Quando estávamos a chegar à área comercial onde tínhamos combinado encontrar-nos na fronteira, Vova enviou-me um áudio em que me disse, emocionado: «Mamã, estou muito perto de ti, mas ainda não posso abraçar-te». O momento do nosso encontro foi emocionante. Não conseguimos conter as lágrimas depois do que vivemos naqueles últimos dias. Além disso, ele teve que se despedir do seu irmão de 20 anos que foi recrutado para defender o seu país.

Tenho quatro filhos e há sete anos o meu marido e eu decidimos, por meio de uma ONG, acolher Vova – quando ele tinha apenas 9 anos – que era órfão e morava perto de Chernobyl.
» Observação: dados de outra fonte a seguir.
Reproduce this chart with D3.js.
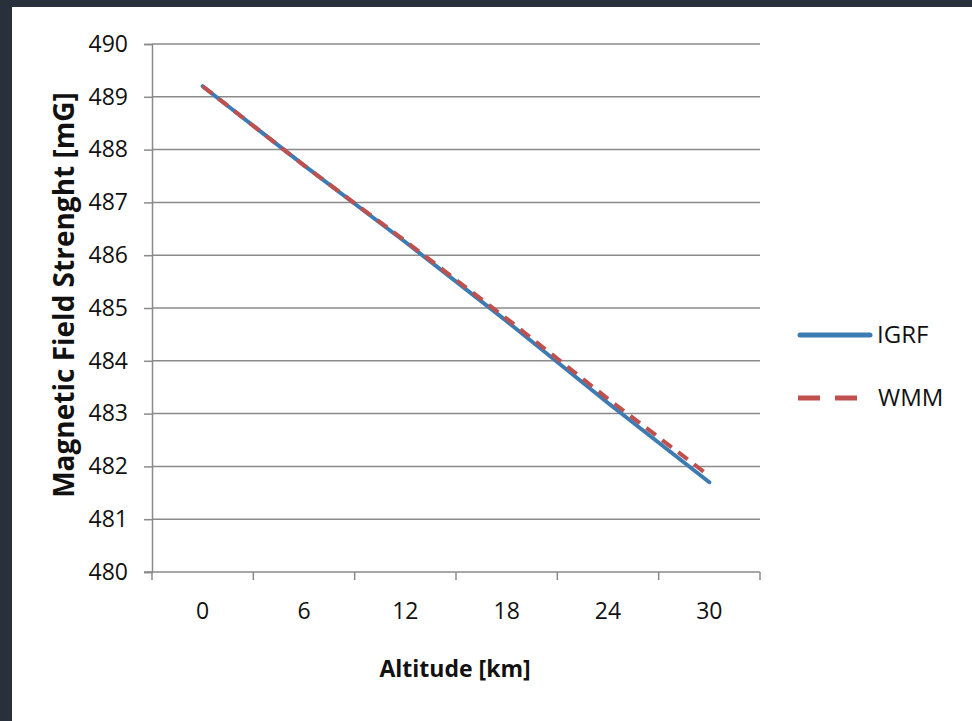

Ele passou connosco períodos de férias – Natal e verão – nos últimos anos e é mais um da nossa família. Foi uma decisão que sobreveio de me sentir afortunada com minha família e de perguntar ao Senhor «Como posso devolver o que tu me dás?», e sua resposta surgiu na possibilidade de acolher Vova. Deus colocou-o no nosso caminho e ele tem sido um verdadeiro presente para todos nós. Um dos meus filhos tem a mesma idade e é um bocado parecido. Quando estávamos a andar pela rua com os cinco filhos, perguntavam-me: «São gémeos?» e um dos meus filhos pequenos respondeu: «um saiu da barriga da mãe e o outro foi trazido por Deus». E assim foi.

Dois autocarros para 50 pessoas, com destino a Sevilha e Algeciras

Neste momento, graças à colaboração de muitas pessoas conscientes da situação, foi possível organizar dois autocarros de cinquenta pessoas cada, um dos quais vai chegar a Sevilha e o outro a Algeciras nestes dias, e já têm lugar para serem acolhidas.

Rezando pela paz podemos fazer algo grande e contribuir, cada um, com seu grão de areia para aliviar a dor de tantas pessoas que poderiam ser qualquer um de nós.

Muitas pessoas dizem-me «tu és uma heroína» ou «foi uma verdadeira proeza» e eu apenas acho que simplesmente fiz o que qualquer mãe faria pelo seu filho.